Output the full listing word for word.
— Start Collected data —
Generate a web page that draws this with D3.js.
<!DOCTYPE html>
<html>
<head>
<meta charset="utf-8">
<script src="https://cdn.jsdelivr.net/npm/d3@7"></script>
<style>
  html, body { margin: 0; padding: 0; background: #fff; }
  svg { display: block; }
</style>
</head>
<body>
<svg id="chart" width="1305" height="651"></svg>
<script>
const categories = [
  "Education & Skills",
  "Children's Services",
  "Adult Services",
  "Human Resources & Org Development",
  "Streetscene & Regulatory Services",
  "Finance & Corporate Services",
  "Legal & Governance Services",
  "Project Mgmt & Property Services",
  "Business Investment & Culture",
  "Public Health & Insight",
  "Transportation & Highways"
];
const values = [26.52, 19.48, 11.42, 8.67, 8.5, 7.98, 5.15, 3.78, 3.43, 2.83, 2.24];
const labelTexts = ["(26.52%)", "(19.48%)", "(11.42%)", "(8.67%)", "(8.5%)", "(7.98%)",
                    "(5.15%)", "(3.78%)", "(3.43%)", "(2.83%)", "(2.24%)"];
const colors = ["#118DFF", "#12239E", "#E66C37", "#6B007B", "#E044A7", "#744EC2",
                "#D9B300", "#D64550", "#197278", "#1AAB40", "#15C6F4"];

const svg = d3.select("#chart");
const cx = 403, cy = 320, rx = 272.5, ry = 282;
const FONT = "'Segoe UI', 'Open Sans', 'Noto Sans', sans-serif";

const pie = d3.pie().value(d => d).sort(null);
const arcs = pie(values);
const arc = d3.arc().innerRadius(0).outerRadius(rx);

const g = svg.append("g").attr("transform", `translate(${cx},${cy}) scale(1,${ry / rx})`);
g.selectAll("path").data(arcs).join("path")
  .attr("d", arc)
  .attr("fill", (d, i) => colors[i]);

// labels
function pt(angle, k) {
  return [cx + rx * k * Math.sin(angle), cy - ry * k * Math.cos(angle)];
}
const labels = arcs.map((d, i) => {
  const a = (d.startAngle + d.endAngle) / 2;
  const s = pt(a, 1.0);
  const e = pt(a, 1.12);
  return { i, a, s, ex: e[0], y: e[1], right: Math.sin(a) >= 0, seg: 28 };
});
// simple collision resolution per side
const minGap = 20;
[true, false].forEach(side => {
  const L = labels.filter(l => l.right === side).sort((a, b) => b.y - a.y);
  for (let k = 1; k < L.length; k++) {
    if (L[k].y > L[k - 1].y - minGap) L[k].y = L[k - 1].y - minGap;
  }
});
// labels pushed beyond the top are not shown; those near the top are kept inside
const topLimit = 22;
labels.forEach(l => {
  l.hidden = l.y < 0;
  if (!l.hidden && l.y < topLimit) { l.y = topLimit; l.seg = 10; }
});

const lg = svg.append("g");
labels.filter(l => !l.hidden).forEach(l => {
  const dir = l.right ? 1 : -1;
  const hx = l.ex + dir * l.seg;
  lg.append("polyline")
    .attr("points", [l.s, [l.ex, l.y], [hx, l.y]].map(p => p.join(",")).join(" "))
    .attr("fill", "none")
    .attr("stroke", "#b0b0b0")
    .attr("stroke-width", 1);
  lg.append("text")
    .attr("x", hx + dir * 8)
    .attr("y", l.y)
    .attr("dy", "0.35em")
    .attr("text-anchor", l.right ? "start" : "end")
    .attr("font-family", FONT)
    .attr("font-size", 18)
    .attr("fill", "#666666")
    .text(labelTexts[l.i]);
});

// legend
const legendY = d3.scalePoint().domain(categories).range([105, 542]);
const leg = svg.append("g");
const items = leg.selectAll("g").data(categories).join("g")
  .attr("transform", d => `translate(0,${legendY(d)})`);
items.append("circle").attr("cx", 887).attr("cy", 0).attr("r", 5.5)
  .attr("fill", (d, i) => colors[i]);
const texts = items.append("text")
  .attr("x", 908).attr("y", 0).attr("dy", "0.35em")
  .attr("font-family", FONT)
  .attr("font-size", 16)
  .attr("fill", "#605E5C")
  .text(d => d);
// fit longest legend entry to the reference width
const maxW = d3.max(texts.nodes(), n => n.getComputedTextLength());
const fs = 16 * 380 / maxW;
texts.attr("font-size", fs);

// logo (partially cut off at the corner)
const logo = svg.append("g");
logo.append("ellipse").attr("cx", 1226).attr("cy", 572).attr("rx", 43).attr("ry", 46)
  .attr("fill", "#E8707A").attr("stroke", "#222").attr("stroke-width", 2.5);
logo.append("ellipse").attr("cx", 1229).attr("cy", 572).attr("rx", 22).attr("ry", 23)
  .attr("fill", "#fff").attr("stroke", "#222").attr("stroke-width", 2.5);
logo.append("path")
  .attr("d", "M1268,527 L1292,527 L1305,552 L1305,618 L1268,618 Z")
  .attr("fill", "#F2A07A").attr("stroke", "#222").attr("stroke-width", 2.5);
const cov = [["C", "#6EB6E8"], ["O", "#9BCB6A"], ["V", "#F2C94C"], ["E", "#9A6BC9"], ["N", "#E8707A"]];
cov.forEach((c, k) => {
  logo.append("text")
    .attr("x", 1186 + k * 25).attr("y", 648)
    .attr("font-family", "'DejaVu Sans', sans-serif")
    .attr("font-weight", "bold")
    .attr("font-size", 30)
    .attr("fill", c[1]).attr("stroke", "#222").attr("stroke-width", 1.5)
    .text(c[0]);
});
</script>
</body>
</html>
— End Collected data —
→ **Answer to the problem**:
Generate a web page that draws this with D3.js.
<!DOCTYPE html>
<html>
<head>
<meta charset="utf-8">
<script src="https://cdn.jsdelivr.net/npm/d3@7"></script>
<style>
  html, body { margin: 0; padding: 0; background: #fff; }
  svg { display: block; }
</style>
</head>
<body>
<svg id="chart" width="1305" height="651"></svg>
<script>
const categories = [
  "Education & Skills",
  "Children's Services",
  "Adult Services",
  "Human Resources & Org Development",
  "Streetscene & Regulatory Services",
  "Finance & Corporate Services",
  "Legal & Governance Services",
  "Project Mgmt & Property Services",
  "Business Investment & Culture",
  "Public Health & Insight",
  "Transportation & Highways"
];
const values = [26.52, 19.48, 11.42, 8.67, 8.5, 7.98, 5.15, 3.78, 3.43, 2.83, 2.24];
const labelTexts = ["(26.52%)", "(19.48%)", "(11.42%)", "(8.67%)", "(8.5%)", "(7.98%)",
                    "(5.15%)", "(3.78%)", "(3.43%)", "(2.83%)", "(2.24%)"];
const colors = ["#118DFF", "#12239E", "#E66C37", "#6B007B", "#E044A7", "#744EC2",
                "#D9B300", "#D64550", "#197278", "#1AAB40", "#15C6F4"];

const svg = d3.select("#chart");
const cx = 403, cy = 320, rx = 272.5, ry = 282;
const FONT = "'Segoe UI', 'Open Sans', 'Noto Sans', sans-serif";

const pie = d3.pie().value(d => d).sort(null);
const arcs = pie(values);
const arc = d3.arc().innerRadius(0).outerRadius(rx);

const g = svg.append("g").attr("transform", `translate(${cx},${cy}) scale(1,${ry / rx})`);
g.selectAll("path").data(arcs).join("path")
  .attr("d", arc)
  .attr("fill", (d, i) => colors[i]);

// labels
function pt(angle, k) {
  return [cx + rx * k * Math.sin(angle), cy - ry * k * Math.cos(angle)];
}
const labels = arcs.map((d, i) => {
  const a = (d.startAngle + d.endAngle) / 2;
  const s = pt(a, 1.0);
  const e = pt(a, 1.12);
  return { i, a, s, ex: e[0], y: e[1], right: Math.sin(a) >= 0, seg: 28 };
});
// simple collision resolution per side
const minGap = 20;
[true, false].forEach(side => {
  const L = labels.filter(l => l.right === side).sort((a, b) => b.y - a.y);
  for (let k = 1; k < L.length; k++) {
    if (L[k].y > L[k - 1].y - minGap) L[k].y = L[k - 1].y - minGap;
  }
});
// labels pushed beyond the top are not shown; those near the top are kept inside
const topLimit = 22;
labels.forEach(l => {
  l.hidden = l.y < 0;
  if (!l.hidden && l.y < topLimit) { l.y = topLimit; l.seg = 10; }
});

const lg = svg.append("g");
labels.filter(l => !l.hidden).forEach(l => {
  const dir = l.right ? 1 : -1;
  const hx = l.ex + dir * l.seg;
  lg.append("polyline")
    .attr("points", [l.s, [l.ex, l.y], [hx, l.y]].map(p => p.join(",")).join(" "))
    .attr("fill", "none")
    .attr("stroke", "#b0b0b0")
    .attr("stroke-width", 1);
  lg.append("text")
    .attr("x", hx + dir * 8)
    .attr("y", l.y)
    .attr("dy", "0.35em")
    .attr("text-anchor", l.right ? "start" : "end")
    .attr("font-family", FONT)
    .attr("font-size", 18)
    .attr("fill", "#666666")
    .text(labelTexts[l.i]);
});

// legend
const legendY = d3.scalePoint().domain(categories).range([105, 542]);
const leg = svg.append("g");
const items = leg.selectAll("g").data(categories).join("g")
  .attr("transform", d => `translate(0,${legendY(d)})`);
items.append("circle").attr("cx", 887).attr("cy", 0).attr("r", 5.5)
  .attr("fill", (d, i) => colors[i]);
const texts = items.append("text")
  .attr("x", 908).attr("y", 0).attr("dy", "0.35em")
  .attr("font-family", FONT)
  .attr("font-size", 16)
  .attr("fill", "#605E5C")
  .text(d => d);
// fit longest legend entry to the reference width
const maxW = d3.max(texts.nodes(), n => n.getComputedTextLength());
const fs = 16 * 380 / maxW;
texts.attr("font-size", fs);

// logo (partially cut off at the corner)
const logo = svg.append("g");
logo.append("ellipse").attr("cx", 1226).attr("cy", 572).attr("rx", 43).attr("ry", 46)
  .attr("fill", "#E8707A").attr("stroke", "#222").attr("stroke-width", 2.5);
logo.append("ellipse").attr("cx", 1229).attr("cy", 572).attr("rx", 22).attr("ry", 23)
  .attr("fill", "#fff").attr("stroke", "#222").attr("stroke-width", 2.5);
logo.append("path")
  .attr("d", "M1268,527 L1292,527 L1305,552 L1305,618 L1268,618 Z")
  .attr("fill", "#F2A07A").attr("stroke", "#222").attr("stroke-width", 2.5);
const cov = [["C", "#6EB6E8"], ["O", "#9BCB6A"], ["V", "#F2C94C"], ["E", "#9A6BC9"], ["N", "#E8707A"]];
cov.forEach((c, k) => {
  logo.append("text")
    .attr("x", 1186 + k * 25).attr("y", 648)
    .attr("font-family", "'DejaVu Sans', sans-serif")
    .attr("font-weight", "bold")
    .attr("font-size", 30)
    .attr("fill", c[1]).attr("stroke", "#222").attr("stroke-width", 1.5)
    .text(c[0]);
});
</script>
</body>
</html>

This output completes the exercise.